WELLFLEET — The town and the Chequessett Yacht & Country Club have reached an agreement that will allow the Herring River Restoration Project, the largest wetland restoration in New England, to go forward while also saving the club’s golf course.
On Feb. 9, the Wellfleet Select Board signed an agreement to give the club $6.7 million to elevate five low-lying tees, fairways, greens, roughs, and sand traps that would otherwise be flooded as the 570-acre first phase of the restoration project moves forward. The funds will also cover adjustments to upland holes 2 through 5, so that they coordinate with the newly elevated parts of the course.
The $6.7 million agreed to on Feb. 9 is 34 percent more than the $5 million “nonbinding placeholder figure” that had been offered to the club for years, said Carole Ridley, the restoration project’s coordinator.
Though the agreement is with the town as the legal entity, the restoration of the Herring River estuary is a multi-partner project involving several state and federal agencies, and all costs will be covered by federal, state, and private grants, said Ridley.
“It’s a big step,” said Anthony Papantonis of Wellfleet and Medfield, who is on the club’s board of governors and its Herring River committee.
It’s a step that almost didn’t happen. After many years of tense discussions, club members received a draft proposal from the Herring River technical team that they “were not happy with,” according to minutes from a Jan. 5 Wellfleet Select Board executive (that is, secret) session. The project staff and lawyers for the club had gone back and forth but could not come to an agreement.
On Jan. 5, Ridley told the select board the project would need to move forward to secure funding with or without a deal with the club. The restoration team hopes construction will begin in 2022, after 20 years of planning and negotiations.
According to the minutes of the January meeting, Helen Miranda Wilson told fellow select board members that the Herring River technical team had “bent over backwards for many years to look at all the details in good faith to make this happen with the club.” Wilson added that the club “is trying to pull the rug out at the last minute.”
The select board voted to give the country club until Jan. 29 to reach an agreement with the Herring River team, or else the town would move forward without one.

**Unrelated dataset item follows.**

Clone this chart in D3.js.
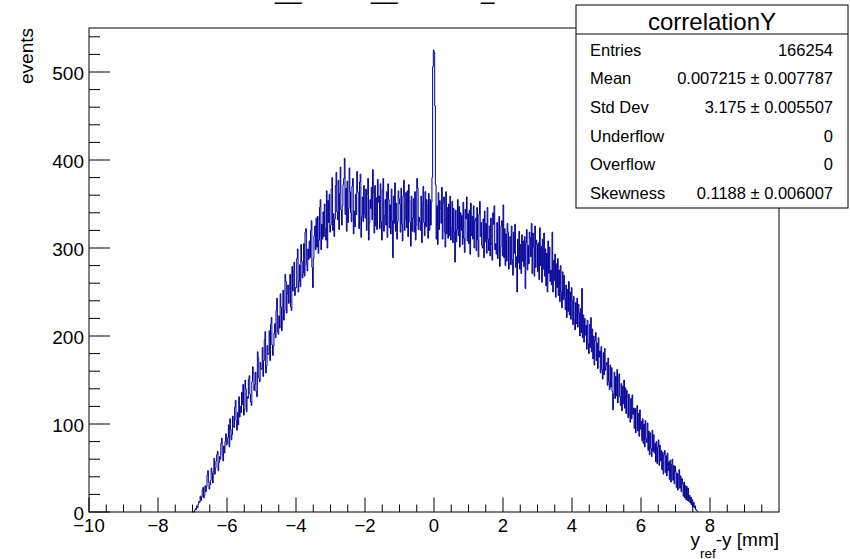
<!DOCTYPE html>
<html>
<head>
<meta charset="utf-8">
<script src="https://cdn.jsdelivr.net/npm/d3@7"></script>
<style>
  html, body { margin: 0; padding: 0; background: #fff; }
  svg { display: block; font-family: "Liberation Sans", Arial, Helvetica, sans-serif; }
</style>
</head>
<body>
<svg id="chart" width="850" height="559"></svg>
<script>
// histogram binning: 1000 bins over [-10, 10], only the filled range is listed
const binWidth = 0.02;
const firstEdge = -7.0;

// bin contents, one row per 0.2 mm
const counts = [
  0, 0, 0, 2, 4, 3, 7, 5, 9, 12,
  11, 18, 13, 17, 25, 28, 16, 19, 30, 23,
  29, 42, 47, 34, 26, 31, 36, 50, 44, 33,
  46, 61, 43, 50, 58, 65, 69, 47, 56, 63,
  60, 78, 84, 65, 58, 75, 67, 80, 89, 76,
  78, 85, 99, 74, 106, 94, 82, 88, 109, 97,
  96, 119, 127, 104, 93, 113, 99, 131, 108, 120,
  113, 136, 122, 145, 110, 117, 150, 140, 114, 131,
  129, 151, 155, 134, 125, 121, 148, 165, 158, 138,
  145, 159, 137, 131, 182, 175, 152, 148, 170, 163,
  162, 187, 154, 172, 196, 205, 158, 166, 189, 179,
  180, 206, 172, 213, 221, 190, 178, 188, 203, 214,
  198, 229, 243, 205, 202, 223, 209, 248, 233, 206,
  221, 252, 218, 229, 270, 262, 226, 248, 258, 237,
  239, 270, 233, 229, 279, 251, 273, 284, 246, 255,
  255, 288, 299, 250, 262, 281, 256, 304, 285, 266,
  272, 305, 268, 318, 322, 281, 274, 299, 287, 308,
  289, 320, 331, 278, 255, 288, 314, 325, 298, 334,
  301, 336, 294, 309, 346, 355, 298, 327, 310, 341,
  313, 350, 322, 309, 365, 300, 354, 329, 361, 318,
  326, 367, 380, 320, 339, 313, 333, 371, 386, 341,
  332, 377, 321, 362, 392, 343, 326, 348, 372, 379,
  402, 338, 368, 319, 376, 329, 345, 391, 364, 340,
  330, 370, 379, 316, 342, 324, 361, 338, 387, 364,
  362, 322, 375, 384, 312, 336, 358, 330, 371, 339,
  334, 367, 320, 361, 379, 309, 329, 355, 345, 369,
  332, 389, 363, 317, 371, 325, 357, 321, 378, 352,
  359, 322, 373, 330, 309, 366, 379, 319, 337, 355,
  326, 364, 312, 373, 355, 323, 349, 316, 367, 331,
  289, 359, 328, 374, 319, 351, 310, 330, 365, 356,
  350, 318, 368, 327, 308, 359, 377, 320, 333, 363,
  323, 365, 313, 372, 354, 329, 302, 359, 319, 334,
  356, 318, 364, 309, 326, 379, 368, 321, 335, 330,
  320, 359, 306, 351, 370, 329, 314, 364, 324, 355,
  348, 311, 362, 320, 355, 326, 352, 380, 506, 525,
  522, 462, 372, 310, 348, 304, 363, 321, 354, 345,
  328, 369, 310, 351, 358, 318, 301, 364, 316, 346,
  311, 350, 314, 359, 309, 323, 353, 306, 345, 318,
  284, 343, 307, 321, 355, 314, 347, 301, 340, 320,
  337, 304, 352, 311, 295, 344, 333, 358, 308, 339,
  305, 343, 293, 351, 314, 336, 310, 348, 300, 331,
  334, 297, 346, 309, 290, 338, 353, 313, 329, 303,
  300, 333, 289, 342, 307, 328, 294, 346, 310, 297,
  325, 291, 334, 304, 286, 340, 327, 348, 298, 305,
  293, 329, 288, 321, 336, 279, 301, 325, 331, 291,
  349, 289, 322, 280, 316, 285, 328, 318, 276, 312,
  313, 281, 325, 287, 269, 318, 294, 327, 278, 290,
  250, 310, 283, 319, 276, 304, 271, 315, 285, 308,
  279, 313, 254, 306, 321, 275, 303, 282, 318, 312,
  290, 328, 271, 317, 301, 268, 325, 278, 309, 304,
  273, 306, 264, 323, 280, 302, 261, 310, 276, 317,
  268, 299, 257, 294, 250, 308, 271, 301, 262, 275,
  258, 318, 250, 286, 263, 293, 244, 282, 255, 288,
  246, 275, 239, 280, 250, 232, 273, 241, 269, 243,
  230, 258, 221, 253, 228, 262, 224, 250, 219, 255,
  240, 213, 245, 218, 207, 238, 214, 243, 210, 236,
  226, 200, 231, 204, 254, 198, 224, 193, 220, 201,
  212, 185, 218, 191, 180, 213, 187, 221, 182, 208,
  174, 200, 167, 195, 204, 172, 192, 163, 198, 176,
  183, 158, 188, 162, 151, 181, 156, 186, 161, 167,
  170, 144, 175, 148, 139, 167, 142, 164, 137, 116,
  134, 159, 129, 154, 132, 162, 124, 151, 157, 131,
  121, 146, 115, 143, 123, 150, 118, 141, 112, 138,
  131, 107, 134, 110, 102, 129, 106, 133, 111, 118,
  95, 118, 90, 115, 121, 92, 112, 86, 116, 94,
  103, 81, 106, 78, 100, 74, 104, 83, 79, 101,
  70, 92, 65, 90, 72, 63, 93, 69, 88, 67,
  78, 57, 80, 55, 74, 82, 53, 76, 58, 70,
  48, 68, 43, 65, 70, 45, 64, 41, 67, 47,
  57, 37, 59, 34, 54, 60, 36, 53, 32, 52,
  46, 28, 44, 25, 42, 48, 27, 41, 23, 38,
  32, 18, 34, 16, 30, 14, 29, 13, 27, 12,
  19, 10, 17, 8, 14, 6, 11, 5, 7, 3,
  2, 1
];

const xMajor = [-10, -8, -6, -4, -2, 0, 2, 4, 6, 8];
const yMajor = [0, 100, 200, 300, 400, 500];

const statLabels = ["Entries", "Mean", "Std Dev", "Underflow", "Overflow", "Skewness"];
const statValues = ["166254", "0.007215 \u00b1 0.007787", "3.175 \u00b1 0.005507", "0", "0", "0.1188 \u00b1 0.006007"];

// pad title, mostly above the canvas edge: only its underscores reach into view
const titleParts = [{ at: 275, s: "__" }, { at: 371, s: "__" }, { at: 481, s: "_" }];

const frame = { left: 89, right: 779, top: 28, bottom: 512 };
const ink = "#000099";

const svg = d3.select("#chart");

const x = d3.scaleLinear().domain([-10, 10]).range([frame.left, frame.right]);
const y = d3.scaleLinear().domain([0, 550]).range([frame.bottom, frame.top]);

// step outline: up from zero at the first edge, down to zero after the last bin
const pts = [[firstEdge, 0]];
counts.forEach((c, i) => pts.push([firstEdge + i * binWidth, c]));
pts.push([firstEdge + counts.length * binWidth, 0]);

const line = d3.line()
  .x(d => x(d[0]))
  .y(d => y(d[1]))
  .curve(d3.curveStepAfter);

svg.append("path")
  .datum(pts)
  .attr("fill", "none")
  .attr("stroke", ink)
  .attr("stroke-width", 1)
  .attr("d", line);

// frame
svg.append("rect")
  .attr("x", frame.left).attr("y", frame.top)
  .attr("width", frame.right - frame.left)
  .attr("height", frame.bottom - frame.top)
  .attr("fill", "none")
  .attr("stroke", "#000")
  .attr("stroke-width", 1);

const xMinor = d3.range(-10, 10.001, 0.5).filter(v => Math.abs(v % 2) > 1e-9);
const yMinor = d3.range(0, 541, 20).filter(v => v % 100 !== 0);

const fmt = d3.format("d");

// x axis, ticks pointing into the frame
svg.append("g")
  .attr("transform", `translate(0,${frame.bottom})`)
  .call(d3.axisBottom(x).tickValues(xMinor).tickSize(-7.5).tickFormat("").offset(0))
  .call(g => g.select(".domain").remove());
svg.append("g")
  .attr("transform", `translate(0,${frame.bottom})`)
  .call(d3.axisBottom(x).tickValues(xMajor).tickSize(-14.5).tickPadding(7).tickFormat(fmt).offset(0))
  .call(g => g.select(".domain").remove())
  .call(g => g.selectAll("text").attr("font-size", 18.5).attr("fill", "#000").attr("font-family", null));

// y axis
svg.append("g")
  .attr("transform", `translate(${frame.left},0)`)
  .call(d3.axisLeft(y).tickValues(yMinor).tickSize(-11).tickFormat("").offset(0))
  .call(g => g.select(".domain").remove());
svg.append("g")
  .attr("transform", `translate(${frame.left},0)`)
  .call(d3.axisLeft(y).tickValues(yMajor).tickSize(-21).tickPadding(5).tickFormat(fmt).offset(0))
  .call(g => g.select(".domain").remove())
  .call(g => g.selectAll("text").attr("font-size", 19).attr("dy", "0.4em").attr("fill", "#000").attr("font-family", null));

svg.selectAll(".tick line").attr("stroke", "#000");

// axis titles
svg.append("text")
  .attr("transform", `translate(33,${frame.top}) rotate(-90)`)
  .attr("text-anchor", "end")
  .attr("font-size", 19)
  .text("events");

const xt = svg.append("text")
  .attr("x", frame.right)
  .attr("y", 546)
  .attr("text-anchor", "end")
  .attr("font-size", 19);
xt.append("tspan").text("y");
xt.append("tspan").attr("dy", 12).attr("font-size", 13.5).text("ref");
xt.append("tspan").attr("dy", -12).text("-y [mm]");

// title
const title = svg.append("text")
  .attr("y", -1)
  .attr("font-size", 24);
titleParts.forEach(p => title.append("tspan").attr("x", p.at).text(p.s));

// statistics box
const box = { left: 576, right: 848, top: 5, bottom: 208, head: 34 };
const stats = svg.append("g");
stats.append("rect")
  .attr("x", box.left).attr("y", box.top)
  .attr("width", box.right - box.left)
  .attr("height", box.bottom - box.top)
  .attr("fill", "#fff")
  .attr("stroke", "#000");
stats.append("line")
  .attr("x1", box.left).attr("x2", box.right)
  .attr("y1", box.head).attr("y2", box.head)
  .attr("stroke", "#000");
stats.append("text")
  .attr("x", (box.left + box.right) / 2)
  .attr("y", 29.5)
  .attr("text-anchor", "middle")
  .attr("font-size", 24)
  .text("correlationY");

const rowY = d3.scaleLinear().domain([0, 5]).range([55.5, 199]);
stats.selectAll("text.lbl")
  .data(statLabels)
  .enter().append("text")
  .attr("class", "lbl")
  .attr("x", 590)
  .attr("y", (d, i) => rowY(i))
  .attr("font-size", 16.5)
  .text(d => d);
stats.selectAll("text.val")
  .data(statValues)
  .enter().append("text")
  .attr("class", "val")
  .attr("x", 833)
  .attr("y", (d, i) => rowY(i))
  .attr("text-anchor", "end")
  .attr("font-size", 16.5)
  .text(d => d);
</script>
</body>
</html>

For the Chequessett club, which was incorporated in 1978 and has 200 members, no agreement would mean five of the nine holes that currently flood after rains would be permanently flooded when water levels rise in the restored Herring River — and none of the $60 million in state, federal, and grant funding for the project would go to fix it.

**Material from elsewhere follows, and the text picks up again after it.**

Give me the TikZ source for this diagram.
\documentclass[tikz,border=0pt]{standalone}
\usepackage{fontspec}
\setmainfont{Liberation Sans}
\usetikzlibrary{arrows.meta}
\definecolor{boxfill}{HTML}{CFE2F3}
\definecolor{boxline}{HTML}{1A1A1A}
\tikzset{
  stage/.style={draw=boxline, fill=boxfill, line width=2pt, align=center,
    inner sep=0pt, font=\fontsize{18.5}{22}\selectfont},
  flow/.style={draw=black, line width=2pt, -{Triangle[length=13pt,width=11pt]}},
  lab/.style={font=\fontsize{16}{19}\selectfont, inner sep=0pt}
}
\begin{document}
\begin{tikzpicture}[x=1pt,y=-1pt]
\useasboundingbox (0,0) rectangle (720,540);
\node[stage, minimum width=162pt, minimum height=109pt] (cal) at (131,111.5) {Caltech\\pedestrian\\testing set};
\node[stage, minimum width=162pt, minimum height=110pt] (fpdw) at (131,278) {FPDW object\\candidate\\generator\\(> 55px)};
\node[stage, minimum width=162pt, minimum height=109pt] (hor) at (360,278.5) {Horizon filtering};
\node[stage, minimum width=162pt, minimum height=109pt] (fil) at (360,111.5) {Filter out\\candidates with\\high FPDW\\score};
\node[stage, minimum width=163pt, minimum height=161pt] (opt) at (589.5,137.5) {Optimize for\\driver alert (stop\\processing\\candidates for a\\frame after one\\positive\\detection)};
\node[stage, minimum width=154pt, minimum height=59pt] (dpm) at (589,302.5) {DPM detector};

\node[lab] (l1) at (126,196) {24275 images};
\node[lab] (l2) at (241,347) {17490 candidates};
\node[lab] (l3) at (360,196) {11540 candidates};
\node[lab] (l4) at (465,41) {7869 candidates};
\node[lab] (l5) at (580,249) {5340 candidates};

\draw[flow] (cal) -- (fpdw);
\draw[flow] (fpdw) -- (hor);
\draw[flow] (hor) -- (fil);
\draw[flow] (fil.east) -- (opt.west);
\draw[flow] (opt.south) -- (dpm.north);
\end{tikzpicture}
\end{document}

Ridley said the core understanding that has been in place remains the same, but the amount in the final agreement matches construction dollars for 2022.
Of the total, $5.7 million will go to construction costs, while $975,000 will be compensation for the loss of business. It’s assumed that construction will shut down the golf course for two years beginning in 2022, Papantonis said. Should construction begin later and go on longer, that amount will be adjusted, he added.
About $1.6 million in construction costs will be considered the club’s contribution, in the form of dirt or fill excavated from the golf club property. An estimated 180,000 cubic yards of fill are needed to raise the five holes, and another 70,000 cubic yards will elevate low-lying roads affected by the restoration.
Asked what had changed between January and February, Ridley said, “It’s a detailed agreement. What’s important is that there is an agreement that’s mutually beneficial.”
“It was like any negotiation,” Papantonis said. “We were able to come to certain resolutions, and we mutually decided to sign the agreement.”
Papantonis told the Independent that most of the members of the golf club are in favor of the Herring River restoration for environmental reasons. But, he added, “there are members, myself included, that are concerned about long- and short-term impacts to the club.”
Mike Snell, a Truro resident and active club member, said many of the members, like him, are elderly. “They are worried that if the club is closed for two years, membership will drop away,” Snell said.
For the Herring River Restoration Project, this is another milestone on a long journey. “The light at the end of the tunnel is getting brighter,” Ridley said.
Applications for state permits have gone out, and a final one to the U.S. Army Corps of Engineers will be sent in a week, Ridley said. The Wellfleet Conservation Commission will be the last permitting agency. After that, federal and state funding must be secured.
“The objective is to get all the funding and have it available,” Ridley said, adding that if funding cannot be found at once, the various partners in the project, including the town and the Cape Cod National Seashore, will have to discuss options.